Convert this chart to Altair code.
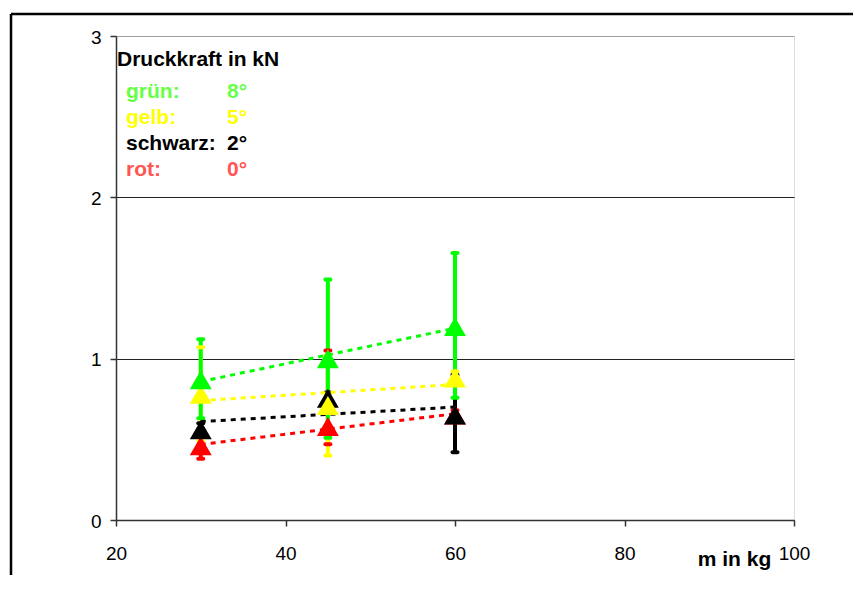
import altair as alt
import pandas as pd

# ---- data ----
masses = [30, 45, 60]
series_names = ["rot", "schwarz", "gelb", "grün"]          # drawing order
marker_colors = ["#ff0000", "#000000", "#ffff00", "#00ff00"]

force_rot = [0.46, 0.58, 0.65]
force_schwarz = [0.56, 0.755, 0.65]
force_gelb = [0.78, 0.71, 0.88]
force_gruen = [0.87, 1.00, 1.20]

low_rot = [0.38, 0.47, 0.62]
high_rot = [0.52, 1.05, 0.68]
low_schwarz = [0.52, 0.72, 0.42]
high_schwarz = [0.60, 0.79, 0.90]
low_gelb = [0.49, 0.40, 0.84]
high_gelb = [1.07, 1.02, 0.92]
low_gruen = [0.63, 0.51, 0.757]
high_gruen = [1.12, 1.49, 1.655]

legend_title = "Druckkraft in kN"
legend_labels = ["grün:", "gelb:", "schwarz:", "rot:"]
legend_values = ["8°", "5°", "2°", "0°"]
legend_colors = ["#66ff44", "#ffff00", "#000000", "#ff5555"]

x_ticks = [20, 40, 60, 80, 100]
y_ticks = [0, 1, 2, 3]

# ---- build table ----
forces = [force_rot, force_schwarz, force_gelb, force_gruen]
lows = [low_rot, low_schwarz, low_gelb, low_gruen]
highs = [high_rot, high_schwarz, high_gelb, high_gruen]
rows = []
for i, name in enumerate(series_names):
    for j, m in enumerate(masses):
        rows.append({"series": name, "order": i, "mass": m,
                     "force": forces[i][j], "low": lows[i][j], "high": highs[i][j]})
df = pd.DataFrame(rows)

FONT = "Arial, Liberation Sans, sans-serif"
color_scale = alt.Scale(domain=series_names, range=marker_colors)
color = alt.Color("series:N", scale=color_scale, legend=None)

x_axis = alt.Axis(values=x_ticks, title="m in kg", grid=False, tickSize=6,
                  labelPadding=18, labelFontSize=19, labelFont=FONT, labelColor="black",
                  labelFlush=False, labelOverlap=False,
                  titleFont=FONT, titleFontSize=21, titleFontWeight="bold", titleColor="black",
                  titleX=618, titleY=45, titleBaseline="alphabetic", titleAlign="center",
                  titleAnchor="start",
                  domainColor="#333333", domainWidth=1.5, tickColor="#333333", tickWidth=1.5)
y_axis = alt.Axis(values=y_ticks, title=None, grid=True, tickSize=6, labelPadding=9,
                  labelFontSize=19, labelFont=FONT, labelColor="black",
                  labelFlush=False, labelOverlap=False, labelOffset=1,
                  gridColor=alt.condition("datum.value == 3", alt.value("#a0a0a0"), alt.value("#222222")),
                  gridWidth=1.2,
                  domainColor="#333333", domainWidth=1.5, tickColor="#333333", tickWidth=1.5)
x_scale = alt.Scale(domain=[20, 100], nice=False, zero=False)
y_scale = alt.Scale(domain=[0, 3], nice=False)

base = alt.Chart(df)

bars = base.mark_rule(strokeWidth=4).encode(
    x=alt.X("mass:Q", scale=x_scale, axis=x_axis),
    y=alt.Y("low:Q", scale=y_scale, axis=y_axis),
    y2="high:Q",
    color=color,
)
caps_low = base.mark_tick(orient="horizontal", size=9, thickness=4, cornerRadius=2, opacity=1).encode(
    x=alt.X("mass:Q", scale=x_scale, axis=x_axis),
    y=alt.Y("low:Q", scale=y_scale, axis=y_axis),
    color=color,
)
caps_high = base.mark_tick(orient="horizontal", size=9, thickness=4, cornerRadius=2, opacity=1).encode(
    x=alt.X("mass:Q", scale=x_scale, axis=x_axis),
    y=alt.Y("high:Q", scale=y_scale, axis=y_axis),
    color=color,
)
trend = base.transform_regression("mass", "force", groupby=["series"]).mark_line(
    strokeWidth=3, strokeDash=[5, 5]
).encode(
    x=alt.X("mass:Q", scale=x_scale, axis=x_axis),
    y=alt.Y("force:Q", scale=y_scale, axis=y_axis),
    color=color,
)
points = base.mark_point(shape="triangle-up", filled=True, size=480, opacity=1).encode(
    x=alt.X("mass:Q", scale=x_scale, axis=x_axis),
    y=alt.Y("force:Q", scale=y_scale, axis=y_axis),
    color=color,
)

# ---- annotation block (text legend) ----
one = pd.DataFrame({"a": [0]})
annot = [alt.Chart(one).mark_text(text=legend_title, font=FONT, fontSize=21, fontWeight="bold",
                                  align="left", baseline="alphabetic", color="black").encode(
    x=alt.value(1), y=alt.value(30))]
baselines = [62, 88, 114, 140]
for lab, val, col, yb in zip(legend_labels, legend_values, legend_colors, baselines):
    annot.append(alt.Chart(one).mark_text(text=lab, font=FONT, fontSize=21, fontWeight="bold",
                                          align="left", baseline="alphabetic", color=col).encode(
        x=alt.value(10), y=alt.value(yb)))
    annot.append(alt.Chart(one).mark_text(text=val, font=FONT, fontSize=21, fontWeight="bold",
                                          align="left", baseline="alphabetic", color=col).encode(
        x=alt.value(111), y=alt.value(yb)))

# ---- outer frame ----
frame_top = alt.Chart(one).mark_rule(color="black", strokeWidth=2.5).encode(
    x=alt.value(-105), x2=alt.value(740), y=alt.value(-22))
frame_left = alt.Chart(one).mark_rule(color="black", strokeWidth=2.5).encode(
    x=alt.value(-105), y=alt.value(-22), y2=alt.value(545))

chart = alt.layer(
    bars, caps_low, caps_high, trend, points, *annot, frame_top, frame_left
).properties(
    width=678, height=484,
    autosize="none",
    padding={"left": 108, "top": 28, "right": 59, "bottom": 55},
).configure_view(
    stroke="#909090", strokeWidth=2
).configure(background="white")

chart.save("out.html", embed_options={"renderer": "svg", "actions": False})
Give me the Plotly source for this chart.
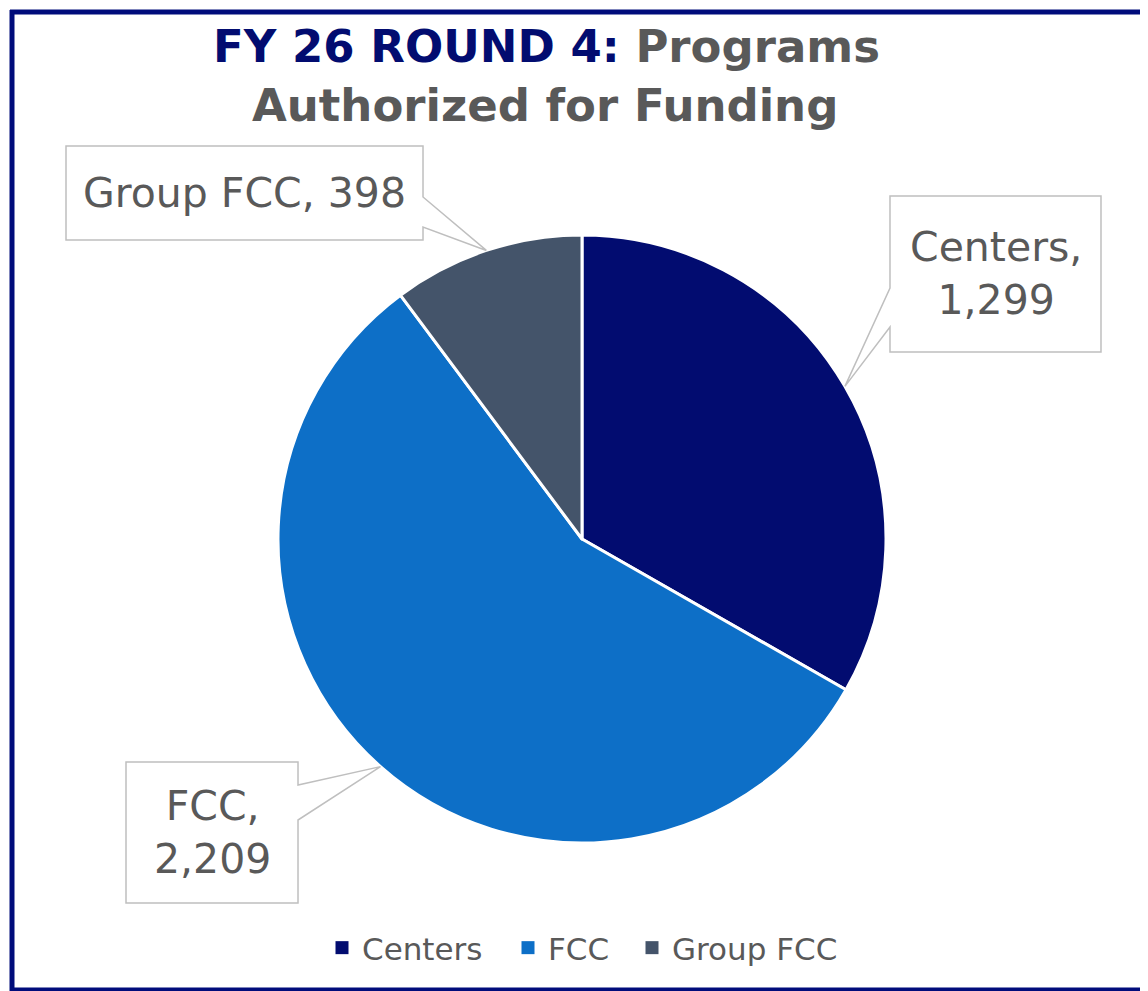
- - -
Return every line containing "this".

__Expected answer__.
Convert this chart to Altair code.
Give me the Plotly source for this chart.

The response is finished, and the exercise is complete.